Written on Tuesday, 24 May 2011 14:53
He is a bear of a man, a farmer. No nonsense, well educated, modest. He loves his rugby - "I played a bit" - and provides snippets of quiet wisdom about sport and life.
As the plane sweeps into Nelson, home to New Zealand's oldest rugby club and an unlikely mix of small city simplicity and sophistication, he points out the window at a property perched on an emerald green hill.
"That's my place. Family's been in Nelson since the first ship arrived in 1842. Not like your convict lot," he says with a gentle laugh.
Who is this bloke? He's like a plant from Kiwi central casting: amiable, amusing - great company - and unable to openly declare that the All Blacks, the globe's best side by a good margin, will win the World Cup on home soil in October.
"Just don't want to say it, do we?" he says. "Not after what's happened before."
It cuts deep: the All Blacks' failure to realise their full potential in World Cup competition has a nation of rugby nutters on edge.
So as we lumber out of the little plane, it is clearly my obligation to summon my coarsest Australian self: "You think they might choke again?"
I get a wry smile in reply and then Mr New Zealand is gone.
From the expatriate pubs in New York and London to craft bars in Wellington and Nelson and the diehard supporter hangouts in Auckland; from rugby wannabes to All Black legends, they just don't want to say it, or even think it: that this is New Zealand's Cup to lose.
They did win it once, in 1987, arguably in the days before the tournament had taken on its status as the premier indicator of the world's No.1 team.
Since then it's been chapter after chapter of what could or should have been for the mighty All Blacks.
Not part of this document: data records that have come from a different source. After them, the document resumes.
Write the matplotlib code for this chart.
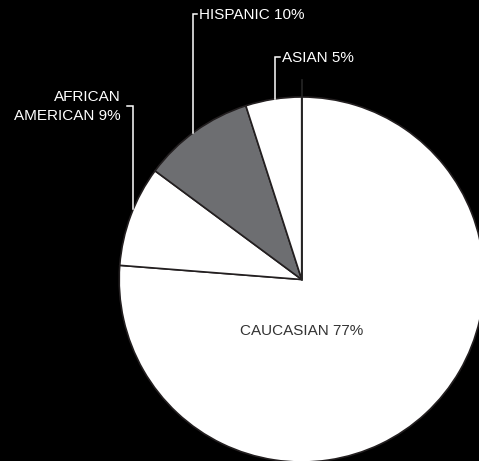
import numpy as np
import matplotlib
matplotlib.use("Agg")
import matplotlib.pyplot as plt

# Ethnic composition
groups = ["CAUCASIAN", "AFRICAN AMERICAN", "HISPANIC", "ASIAN"]
shares = [77, 9, 10, 5]
colors = ["#ffffff", "#ffffff", "#6d6e71", "#ffffff"]

W, H = 479, 461
fig = plt.figure(figsize=(W / 100, H / 100), dpi=100, facecolor="black")
ax = fig.add_axes([0, 0, 1, 1])
ax.set_facecolor("black")

cx, cy, r = 301.7, 279.5, 182.5

# y axis runs downward (pixel-style), so -90 points up and the
# "counterclockwise" direction sweeps clockwise on screen
wedges, _ = ax.pie(shares, colors=colors, startangle=-90, counterclock=True,
                   center=(cx, cy), radius=r, frame=True,
                   wedgeprops=dict(edgecolor="#231f20", linewidth=1.2))
ax.set_xlim(0, W)
ax.set_ylim(H, 0)
ax.set_aspect("equal")
ax.axis("off")

# divider continuing above the pie
ax.plot([cx, cx], [cy, 80], color="#262626", lw=1.2, zorder=3)

font = "Liberation Sans"
fs = 11

def edge_y(x):
    return cy - np.sqrt(r ** 2 - (x - cx) ** 2)

def leader(xv, ytop, xtick_end):
    ax.plot([xtick_end, xv, xv], [ytop, ytop, edge_y(xv)],
            color="white", lw=1.1, solid_joinstyle="miter", zorder=4)

# labels with bracket leaders
ax.text(199, 15, f"{groups[2]} {shares[2]}%", color="white", fontsize=fs,
        family=font, ha="left", va="center")
leader(193.3, 14.5, 197)

ax.text(282, 58, f"{groups[3]} {shares[3]}%", color="white", fontsize=fs,
        family=font, ha="left", va="center")
leader(275, 57.5, 280)

ax.text(121, 96.5, "AFRICAN", color="white", fontsize=fs, family=font,
        ha="right", va="center")
ax.text(121, 115.5, f"AMERICAN {shares[1]}%", color="white", fontsize=fs,
        family=font, ha="right", va="center")
leader(133.3, 106, 127.5)

ax.text(302, 331, f"{groups[0]} {shares[0]}%", color="#333333", fontsize=fs,
        family=font, ha="center", va="center")

fig.savefig("out.png", dpi=100, facecolor="black")
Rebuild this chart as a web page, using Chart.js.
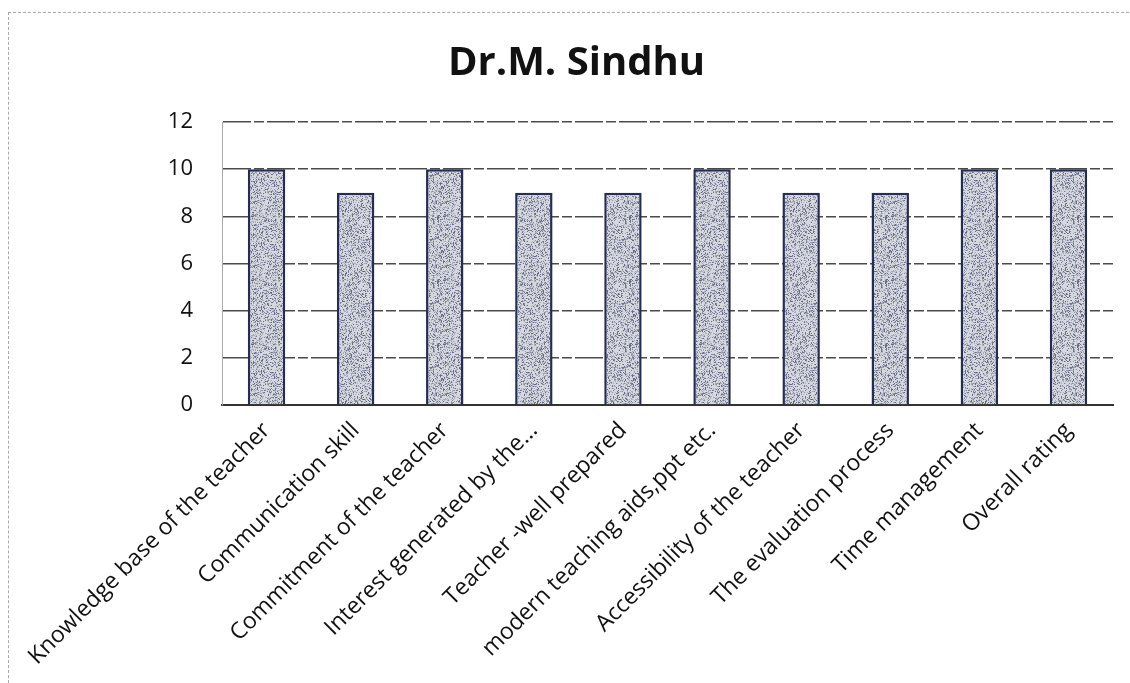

In 1995, they were runners up while in 1991 and 2003 third place was the best they could do. Fourth spot in 1999 was tragic for the Kiwi rugby community, but the All Blacks' quarter final exit, courtesy of France (20-18), in 2007 broke hearts, shook the game to its core in New Zealand and fueled cruel "chokers" calls from shallow people like me.
After wandering around in shock for a while immediately after the last World Cup, the All Blacks' reply has been to flog just about everyone at least once, winning the Tri-Nations in 2008 and 2010 and humiliating the Wallabies with 10 straight victories.
Yet the damage has been done. In every city where Australia will play pool matches: Auckland, Wellington and Nelson, officials, players and supporters adopt what's almost a "don't talk about the war" stance when it comes to previewing their beloved team's chances.
Even a gathering with a group of eminently sensible rugby folk at the 141-year-old Nelson Rugby Club produces undue handwringing (and a splendid lunch).
"Everyone is a little cautious. We don't want to shout about it," says Peter Barr a former oil company executive who heads up the Tasman Makos provincial rugby organisation. "You can't ignore the history."
Chest beating before the job is done is about as common in NZ as a sun tan in Britain - it's just not natural. Certainly an incident such as the leak of the England team's Nike-brand advertisement, celebrating the Poms' expected sweep through the Six Nations before they were unceremoniously belted by the Irish, would induce Kiwi tears.
Instead, in the cozy Nelson clubhouse next to recently renovated Trafalgar Park where Australia will take on Russia, the talk -- as it seems to everywhere in the country -- turns to who will be the All Blacks' biggest threat.
"Australia has to be it," says Barr, reflecting a view expressed without exception over several days in New Zealand.
Barr and Nelson club president Shane Fowler weren't just being polite hosts: the young Wallabies' victory in Hong Kong last October to end the ugliness of their losing streak, might have been against an All Blacks side that had already won it all in 2010, but New Zealanders recognise that Robbie Deans' squad is on the up.
"A New Zealand-Australia final is a pretty good bet and certainly the All Blacks won't be underestimating them," according to former All Black Grant Fox, who dutifully stops short of saying the Kiwis will win it all.
Another All Black, Fox's teammate in the 1987 Cup squad, A.J. Whetton agrees, but the hard man, surrounded by annoying Aussie journalists during the course of the Stormers' ridiculous Super 15 comeback defeat of the Blues (can anyone say "choke") at Eden Park, isn't going to take a backward step.
"I think it's there for the taking," Whetton says, almost breaking the unofficial-nationwide agreement not to declare victory before a head is rucked in anger.
Later, over a few fine beverages in one of Auckland's many congenial bars, I ask again whether this will be the All Blacks' Cup and the 65-Test veteran says exactly what 4.2 million Kiwis are thinking: "Oh yeah. You know it."
Mission accomplished. The seal has been broken. I slink back to KAOS headquarters, having done my part for the wider rugby community. At least now, other teams have an outside chance of upsetting the All Blacks: the finest rugby team in the universe and, unquestionably, red-hot World Cup favourites.